Mr. Justice McCarthy said that in July, 1983, the plaintiffs had begun an action against the council seeking an injunction against the use of the pit as a refuse dump or pit head and a variety of other relief's. He outlined the various proceedings over the years and how the final structure of the action included the Attorney General with the plaintiffs.

The Supreme Court had to decide if the High Court erred in finding that the proposed refuse dump did not constitute a material contravention of the plan, and was not in contravention of the National Monuments Act.

It would seem that if a refuse dump constituted an actionable nuisance it had to be a contravention of the development plan. This nuisance, it was said, was allayed by a management plan, although it involved some 80 vehicle movements a day, the building of a keeper's house, of offices, canteen and toilets.

It was somewhat ironic, he said, that the plaintiffs should contend with some force, that the management plan itself involved a material contravention of the plan. But he would not rest his judgment on this ground. In his view the development plan expressed with admirable clarity the objectives of the council, and identified the unique importance of the passage grave cemetery.

But such professions of intent and concern are mere window dressing if, without reference to the many skilled and interested bodies and groups, with the understandable wish to provide adequate refuse disposal for the demands of the county, the council proposes to use the site or part of the site, or a part adjoining the site, as a refuse dump.

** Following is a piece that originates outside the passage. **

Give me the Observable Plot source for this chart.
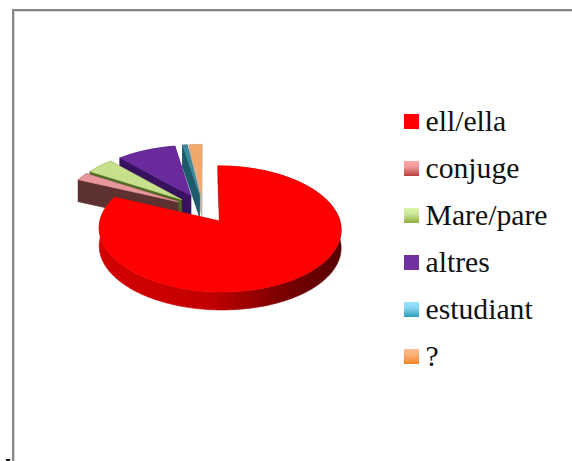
<!DOCTYPE html>
<html>
<head>
<meta charset="utf-8">
<script src="https://cdn.jsdelivr.net/npm/d3@7"></script>
<script src="https://cdn.jsdelivr.net/npm/@observablehq/plot@0.6"></script>
<style>
html,body{margin:0;padding:0;background:#fff;overflow:hidden}
#wrap{position:relative;width:572px;height:461px;overflow:hidden}
#frame{position:absolute;left:12px;top:9px;right:-5px;bottom:-5px;border-left:2px solid #868686;border-top:2px solid #868686;box-shadow:inset 1px 1px 0 #d8d8d8}
#tick{position:absolute;left:6px;top:459px;width:4px;height:2px;background:#111}
#chart{position:absolute;left:0;top:0}
</style>
</head>
<body>
<div id="wrap"><div id="chart"></div><div id="frame"></div><div id="tick"></div></div>
<script>
// Data (share of the pie, percent)
const categories = ["ell/ella", "conjuge", "Mare/pare", "altres", "estudiant", "?"];
const shares = [81.6, 2.1, 4.3, 9.3, 0.7, 2.0];
const topColors = ["#ff0000", "#e8979a", "#c6e08c", "#6a2a9c", "#3d8c9e", "#f2a76b"];
const wallColors = ["url(#wallRed)", "#5e3131", "#4f6b22", "#38115f", "#1d5a6b", "#b9b2aa"];
const swatchFills = ["#ff0000", "url(#swPink)", "url(#swGreen)", "#7030a0", "url(#swBlue)", "url(#swOrange)"];

// Pie view settings
const origin = [203, 208], radiusX = 117, radiusY = 59, tilt = 0.12, explode = 0.25;
const depths = [18, 22, 22, 22, 22, 22];
const legendTop = 114, legendStep = 47;

const project = (u, v, drop = 0) => {
  const s = 1 / (1 + tilt * v);
  return {x: origin[0] + radiusX * u * s, y: origin[1] - radiusY * v * s + drop};
};

const total = d3.sum(shares);
let acc = 0;
const slices = shares.map((v, i) => {
  const a0 = acc / total * 2 * Math.PI;
  acc += v;
  const a1 = acc / total * 2 * Math.PI;
  const m = (a0 + a1) / 2;
  return {i, a0, a1, ou: explode * Math.sin(m), ov: explode * Math.cos(m)};
});
const rim = (s, t, drop) => project(s.ou + Math.sin(t), s.ov + Math.cos(t), drop);
const arcPts = (s, drop, reverse) => {
  const n = Math.max(4, Math.ceil((s.a1 - s.a0) / 0.02));
  const ts = d3.range(n + 1).map(k => s.a0 + (s.a1 - s.a0) * k / n);
  if (reverse) ts.reverse();
  return ts.map(t => rim(s, t, drop));
};
const poly = (pts, fill) => Plot.line([...pts, pts[0]], {x: "x", y: "y", fill, stroke: fill, strokeWidth: 0.6, curve: "linear"});

const sliceMarks = [];
for (const s of [...slices].reverse()) {
  const depth = depths[s.i];
  const c = project(s.ou, s.ov), cd = project(s.ou, s.ov, depth), wall = wallColors[s.i];
  sliceMarks.push(poly([c, rim(s, s.a0, 0), rim(s, s.a0, depth), cd], wall));
  sliceMarks.push(poly([c, rim(s, s.a1, 0), rim(s, s.a1, depth), cd], wall));
  sliceMarks.push(poly([...arcPts(s, 0, false), ...arcPts(s, depth, true)], wall));
  sliceMarks.push(poly([c, ...arcPts(s, 0, false)], topColors[s.i]));
}

const defs = () => d3.create("svg:defs").html(`
  <linearGradient id="wallRed" gradientUnits="userSpaceOnUse" x1="97" x2="341" y1="0" y2="0">
    <stop offset="0" stop-color="#d40000"/><stop offset="0.45" stop-color="#c40000"/>
    <stop offset="0.75" stop-color="#7c0000"/><stop offset="1" stop-color="#560000"/>
  </linearGradient>
  <linearGradient id="swPink" x1="0" x2="0" y1="0" y2="1"><stop offset="0" stop-color="#ffa6a6"/><stop offset="0.4" stop-color="#f09a9a"/><stop offset="1" stop-color="#b83a3a"/></linearGradient>
  <linearGradient id="swGreen" x1="0" x2="0" y1="0" y2="1"><stop offset="0" stop-color="#d8f5a8"/><stop offset="0.4" stop-color="#cce79a"/><stop offset="1" stop-color="#8fae3c"/></linearGradient>
  <linearGradient id="swBlue" x1="0" x2="0" y1="0" y2="1"><stop offset="0" stop-color="#9be3ff"/><stop offset="0.4" stop-color="#86d6f0"/><stop offset="1" stop-color="#2f9cba"/></linearGradient>
  <linearGradient id="swOrange" x1="0" x2="0" y1="0" y2="1"><stop offset="0" stop-color="#ffbd8e"/><stop offset="0.4" stop-color="#fbae78"/><stop offset="1" stop-color="#ef8428"/></linearGradient>
`).node();

const legendRows = categories.map((name, i) => ({name, y: legendTop + i * legendStep}));
const legendMarks = [
  ...legendRows.map((r, i) => Plot.rect([r], {x1: () => 404, x2: () => 419, y1: d => d.y, y2: d => d.y + 15, fill: swatchFills[i]})),
  Plot.text(legendRows, {
    x: () => 425, y: d => d.y + 16, text: "name", textAnchor: "start", lineAnchor: "bottom",
    fontFamily: "Liberation Serif", fontSize: 29.7, fill: "#111"
  })
];

const chart = Plot.plot({
  width: 572, height: 461, margin: 0,
  x: {domain: [0, 572], range: [0, 572], axis: null},
  y: {domain: [0, 461], range: [0, 461], axis: null},
  style: {background: "transparent"},
  marks: [defs, ...sliceMarks, ...legendMarks]
});
document.getElementById("chart").append(chart);
</script>
</body>
</html>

Mr. Justice McCarthy said there had been much debate on the exact location of the Carrowmore cemetery. He would not bound his judgment on a restricted approach. If a particular area be identified as an area for conservation for any amenity reason, one does not then legitimately permit development to the very boundary of the area; either the area must itself be prescribed as extending to a sufficient circumference as will allow for a fallow area in between, or must envisage that such fallow area shall adequately extend outside the immediate area of the amenity.

In his view the use of the quarry as a refuse dump or pit head was a clear and material contravention of the development plan. It seemed to him to be of little moment that a road divided the quarry from the main cemetery area.

It was not the manner of use, nor whether the dump would be an actionable nuisance that was relevant. It was the very existence of the dump in the area. Every part of the plan clearly identified the importance of the area. It could not, save by doing violence to the plan's language, permit the maintenance of a refuse dump there.

In regard to the National Monuments Act, Mr. Justice McCarthy said the Commissioners of Public Works were the guardians of the passage grave cemetery and their consent had not been asked. It was said the use of the quarry as a refuse pit would disturb the ground, within , around and near the monument.

The ground had already been much disturbed. He thought that to the ordinary citizen the operation of a refuse dump, with the use of an access road (which was the only division between the present viewable passage grave and the dump itself), was disturbing the ground in proximity to the passage grave area.

Quite apart from this consideration, it does not seem to me to lie in the mouth of those who would seek further to disturb the ground, to say that whatever passage grave existed in the area it is open season on what is left. The plaintiffs had made out their appeal under both headings, he said. The plaintiffs were awarded costs.